The spectre of bright new theatres with wonderful bars and nothing on the stage, and refurbished galleries that are closed for lack of staff, is real. If the Government with its "think the unthinkable" philosophy decides, when it reviews the lottery funding rules, that entry fees to museums and galleries are the only option, there will be a further headache. Just how constitutional, let alone how moral, would it be to charge students and staff to enter an art gallery or museum owned and administered by their university, when non-formula Higher Education Funding Council for England income is conditional on providing free access to everyone in higher education? "Everyone" must mean, in the view of one director, staff and students from any university. University core collections often originated in the transfer of material from municipal or private ownership into the custodianship of a civic university in the 19th century. Universities were then understood to have major civic responsibilities and the principle of free access is, therefore, frequently a major element in their constitution.

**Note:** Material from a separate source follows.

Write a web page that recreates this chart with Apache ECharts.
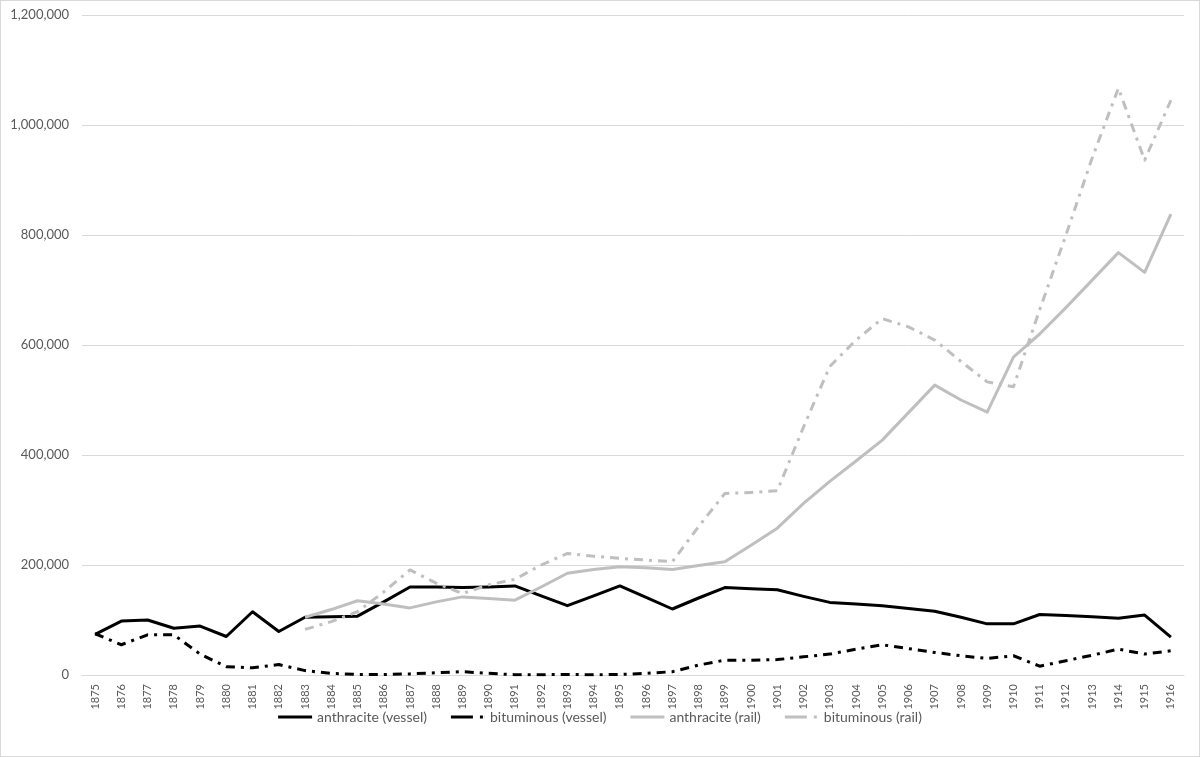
<!DOCTYPE html>
<html>
<head>
<meta charset="utf-8">
<script src="https://cdn.jsdelivr.net/npm/echarts@6/dist/echarts.min.js"></script>
<style>
html,body{margin:0;padding:0;background:#fff;}
#c{width:1200px;height:757px;box-sizing:border-box;border:1px solid #d9d9d9;}
</style>
</head>
<body>
<div id="c"></div>
<script>
const years = [];
for (let y = 1875; y <= 1916; y++) years.push(String(y));

const anthraciteVessel = [74000, 98000, 100000, 85000, 89000, 70000, 115000, 79000, 105000, 106000,
  107000, 133000, 160000, 160000, 159000, 160000, 162000, 144000, 126000, 144000,
  162000, 141000, 120000, 140000, 159000, 157000, 155000, 143000, 132000, 129000,
  126000, 121000, 116000, 105000, 93000, 93000, 110000, 108000, 106000, 103000,
  109000, 69000];

const bituminousVessel = [75000, 55000, 73000, 73000, 38000, 15000, 13000, 19000, 8000, 3000,
  1000, 1000, 2000, 4000, 6000, 3000, 500, 500, 1000, 500,
  1000, 3000, 6000, 18000, 27000, 27000, 28000, 33000, 38000, 47000,
  55000, 48000, 41000, 35000, 30000, 35000, 16000, 26000, 36000, 47000,
  38000, 44000];

const anthraciteRail = [null, null, null, null, null, null, null, null, 105000, 119000,
  135000, 129000, 122000, 133000, 142000, 139000, 136000, 160000, 185000, 192000,
  197000, 195000, 192000, 199000, 206000, 236000, 267000, 312000, 352000, 389000,
  427000, 477000, 527000, 500000, 478000, 578000, 620000, 668000, 718000, 768000,
  732000, 838000];

const bituminousRail = [null, null, null, null, null, null, null, null, 83000, 97000,
  115000, 151000, 191000, 167000, 148000, 164000, 174000, 200000, 221000, 216000,
  212000, 209000, 206000, 270000, 330000, 332000, 335000, 451000, 561000, 609000,
  648000, 633000, 609000, 570000, 533000, 524000, 664000, 800000, 940000, 1067000,
  936000, 1045000];

const seriesNames = ['anthracite (vessel)', 'bituminous (vessel)', 'anthracite (rail)', 'bituminous (rail)'];

const dashDot = [9, 6, 3, 6];
const FONT = 'Lato, "Open Sans", sans-serif';
const ICON_SOLID = 'path://M0,0H34V3H0Z';
const ICON_DASHDOT = 'path://M0,0H22V3H0Z M29,0H32V3H29Z M33.9,0H34V3H33.9Z';

const chart = echarts.init(document.getElementById('c'), null, {renderer: 'canvas'});
function mk(name, data, color, type) {
  return {
    name: name, type: 'line', data: data, symbol: 'none', connectNulls: false,
    lineStyle: {color: color, width: 3, type: type, cap: 'butt', join: 'round'},
    itemStyle: {color: color},
    emphasis: {disabled: true},
    animation: false
  };
}
chart.setOption({
  animation: false,
  textStyle: {fontFamily: FONT},
  grid: {left: 81, right: 15, top: 14, bottom: 81, containLabel: false},
  legend: {
    top: 704, left: 'center', itemWidth: 34, itemHeight: 3, itemGap: 24,
    textStyle: {color: '#595959', fontSize: 14, fontFamily: FONT},
    data: [
      {name: seriesNames[0], icon: ICON_SOLID, itemStyle: {color: '#000000'}},
      {name: seriesNames[1], icon: ICON_DASHDOT, itemStyle: {color: '#000000'}},
      {name: seriesNames[2], icon: ICON_SOLID, itemStyle: {color: '#bfbfbf'}},
      {name: seriesNames[3], icon: ICON_DASHDOT, itemStyle: {color: '#bfbfbf'}}
    ]
  },
  xAxis: {
    type: 'category', data: years, boundaryGap: true,
    axisLine: {show: true, lineStyle: {color: '#d9d9d9', width: 1}},
    axisTick: {show: false},
    axisLabel: {rotate: 90, interval: 0, color: '#595959', fontSize: 11, margin: 9, fontFamily: FONT}
  },
  yAxis: {
    type: 'value', min: 0, max: 1200000, interval: 200000,
    axisLine: {show: false}, axisTick: {show: false},
    splitLine: {lineStyle: {color: '#d9d9d9', width: 1}},
    axisLabel: {color: '#595959', fontSize: 13, margin: 13, fontFamily: FONT,
      formatter: v => v.toLocaleString('en-US')}
  },
  series: [
    mk(seriesNames[0], anthraciteVessel, '#000000', 'solid'),
    mk(seriesNames[1], bituminousVessel, '#000000', dashDot),
    mk(seriesNames[2], anthraciteRail, '#bfbfbf', 'solid'),
    mk(seriesNames[3], bituminousRail, '#bfbfbf', dashDot)
  ]
});
</script>
</body>
</html>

A few weeks ago the Hatton was "saved", and English artists walked off with some of the best prizes at the Venice biennale. Artists like Rachel Whiteread might never go into a gallery but the winning of those prizes is not merely a matter of pride, it is also a challenge to those in the discipline of art history, whose work it is to track, chart and offer explanations for acts of visual communication. Works of art in art galleries, and artists making art are not disconnected from academics who study and teach art history. Indeed, probably the most recently published and arguably one of the most perceptive analyses of Rachel Whiteread's work is in the current issue of Art History, an academic journal that is edited by myself from the history of art department at Manchester University.
In this department we offer a degree in modern art, and we are fortunate to have another highly innovative contemporary artist, Sonia Boyce, as an artist in residence. The work of these artists is being done now, but it is also already history and is studied in programmes that range from prehistory to the present day. Art- works are not discrete to museum spaces, studios or university departments, any more than practice is separable from theory. A gallery cannot be evaluated on a spreadsheet: it is a place of learning, as well as a place of display and viewing.

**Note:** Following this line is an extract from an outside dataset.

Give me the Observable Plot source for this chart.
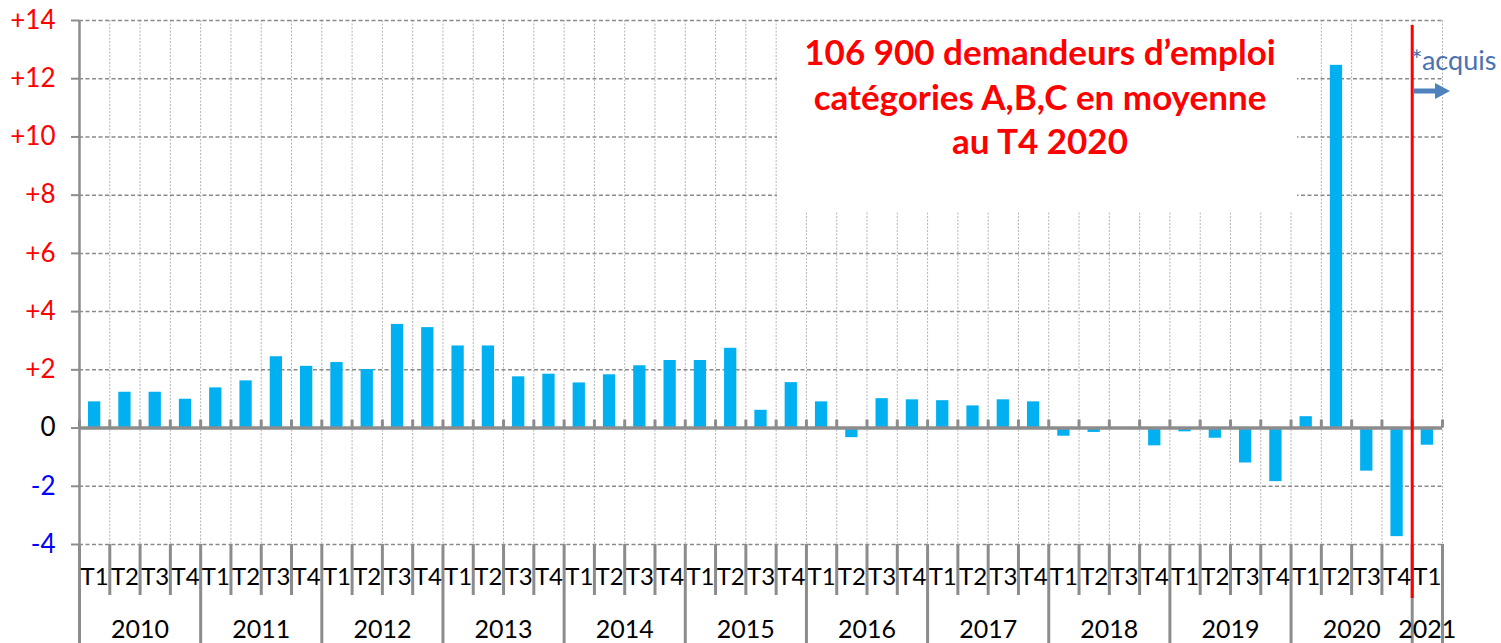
<!DOCTYPE html>
<html><head><meta charset="utf-8">
<script src="https://cdn.jsdelivr.net/npm/d3@7"></script>
<script src="https://cdn.jsdelivr.net/npm/@observablehq/plot@0.6"></script>
<style>
html,body{margin:0;padding:0;background:#fff;}
#wrap{position:relative;width:1501px;height:643px;overflow:hidden;}
#wrap svg.overlay{position:absolute;left:0;top:0;}
</style></head><body><div id="wrap"></div>
<script>
// ---- data ----
const years = ["2010","2011","2012","2013","2014","2015","2016","2017","2018","2019","2020","2021"];
const quarters = ["T1","T2","T3","T4"];
const values = [
  0.90, 1.23, 1.23, 0.99,
  1.38, 1.62, 2.45, 2.12,
  2.25, 2.01, 3.56, 3.45,
  2.82, 2.82, 1.76, 1.85,
  1.55, 1.83, 2.14, 2.32,
  2.32, 2.74, 0.61, 1.56,
  0.90, -0.33, 1.01, 0.97,
  0.94, 0.76, 0.97, 0.90,
  -0.28, -0.15, 0.00, -0.61,
  -0.13, -0.35, -1.20, -1.84,
  0.39, 12.46, -1.48, -3.73,
  -0.59
];
const yTicksPos = [2, 4, 6, 8, 10, 12, 14];
const yTicksZero = [0];
const yTicksNeg = [-2, -4];
const annotationLines = ["106 900 demandeurs d\u2019emploi", "catégories A,B,C en moyenne", "au T4 2020"];
const acquisLabel = "*acquis";

// ---- derived tables ----
const rows = values.map((v, i) => ({i, value: v, year: years[Math.floor(i / 4)], quarter: quarters[i % 4]}));
const yearRows = years.map(y => {
  const r = rows.filter(d => d.year === y);
  return {year: y, xc: d3.mean(r, d => d.i + 0.5)};
});
const n = rows.length;
const boundaries = d3.range(0, n + 1);
const yearBounds = boundaries.filter(b => b % 4 === 0 || b === n);
const quarterBounds = boundaries.filter(b => !yearBounds.includes(b));
const acquisStart = n - 1;

// ---- layout ----
const W = 1501, H = 643, MT = 20, MB = 99, ML = 79, MR = 59;
const frameH = H - MT - MB;
const gray = "#8c8c8c";

const chart = Plot.plot({
  width: W, height: H,
  marginTop: MT, marginBottom: MB, marginLeft: ML, marginRight: MR,
  style: {fontFamily: "Lato, sans-serif", background: "white", overflow: "visible", color: "#000"},
  x: {type: "linear", domain: [0, n], axis: null},
  y: {domain: [-4, 14], label: null},
  marks: [
    Plot.ruleX(boundaries.slice(1), {stroke: "#b4b4b4", strokeWidth: 1, strokeDasharray: "2,1.5"}),
    Plot.ruleY([...yTicksNeg, ...yTicksPos], {stroke: "#8a8a8a", strokeWidth: 1.5, strokeDasharray: "4,2.5"}),
    Plot.rectY(rows, {x1: "i", x2: d => d.i + 1, y: "value", fill: "#00b0f0", insetLeft: 9, insetRight: 9}),
    Plot.ruleX([0], {stroke: gray, strokeWidth: 2.5}),
    Plot.ruleY([0], {stroke: gray, strokeWidth: 3.5}),
    Plot.ruleX(boundaries, {x: d => d, y1: () => 0, y2: () => 0, insetTop: -8, stroke: gray, strokeWidth: 3}),
    Plot.ruleX(quarterBounds, {insetTop: frameH, insetBottom: -51, stroke: gray, strokeWidth: 3}),
    Plot.ruleX(yearBounds, {insetTop: frameH, insetBottom: -MB, stroke: gray, strokeWidth: 3}),
    Plot.axisY(yTicksPos, {tickSize: 8, tickPadding: 16, tickFormat: d => "+" + d, fontSize: 26, fill: "#ff0000", stroke: gray, strokeWidth: 2, label: null}),
    Plot.axisY(yTicksZero, {tickSize: 8, tickPadding: 16, tickFormat: d => String(d), fontSize: 26, fill: "#000000", stroke: gray, strokeWidth: 2, label: null}),
    Plot.axisY(yTicksNeg, {tickSize: 8, tickPadding: 16, tickFormat: d => String(d), fontSize: 26, fill: "#0000ff", stroke: gray, strokeWidth: 2, label: null}),
    Plot.text(rows, {x: d => d.i + 0.5, text: "quarter", frameAnchor: "bottom", dy: 40, fontSize: 24, fill: "#000"}),
    Plot.text(yearRows, {x: "xc", text: "year", frameAnchor: "bottom", dy: 93, fontSize: 25, fill: "#000"}),
    Plot.ruleX([acquisStart], {stroke: "#ff0000", strokeWidth: 3, insetTop: 5, insetBottom: -54})
  ]
});
const wrap = document.getElementById("wrap");
wrap.appendChild(chart);

// ---- annotation overlay ----
const ov = d3.select(wrap).append("svg").attr("class", "overlay").attr("width", W).attr("height", H);
ov.append("rect").attr("x", 777).attr("y", 22).attr("width", 520).attr("height", 190).attr("fill", "white");
const tx = ov.append("text").attr("font-family", "Lato, sans-serif").attr("font-weight", "bold")
  .attr("font-size", 35).attr("fill", "#ff0000").attr("text-anchor", "middle");
annotationLines.forEach((t, k) => {
  tx.append("tspan").attr("x", 1040).attr("y", [65, 110, 154][k]).text(t);
});
ov.append("text").attr("x", 1411).attr("y", 70).attr("font-family", "Lato, sans-serif")
  .attr("font-size", 27).attr("fill", "#4a72b0").text(acquisLabel);
ov.append("line").attr("x1", 1414).attr("y1", 91).attr("x2", 1438).attr("y2", 91)
  .attr("stroke", "#4f81bd").attr("stroke-width", 5);
ov.append("path").attr("d", "M1435,83 L1450,91 L1435,99 Z").attr("fill", "#4f81bd");
</script></body></html>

I am struck by how little this is understood. Of course, departments cannot, and should not, construct syllabuses around the accidental nature of collections. The quality of a class that is taught in a gallery is, however, unique. This spring I introduced second-year students to the history of print. Understanding how the plates for Tumer's Liber Studiorum were made, distinguishing between a 19th-century wood engraving and an 18th-century mezzotint, appreciating that more copies and mass dissemination of imagery depends on technological as well as cultural change or that plates in a mass circulation paper like the Illustrated London News were the result of piece-work, can only be grasped in a hands-on session.The Whitworth has the only serious print room north of Oxford and south of Edinburgh, and only with a major print collection can youn undertake this work.
University senate members should ponder the implications of what they advocate when university art collections seem easy targets. Who should manage, and who should finance, university museums and galleries is a debate that must take place in a properly informed way.
Marcia Pointon is professor of art history, University of Manchester.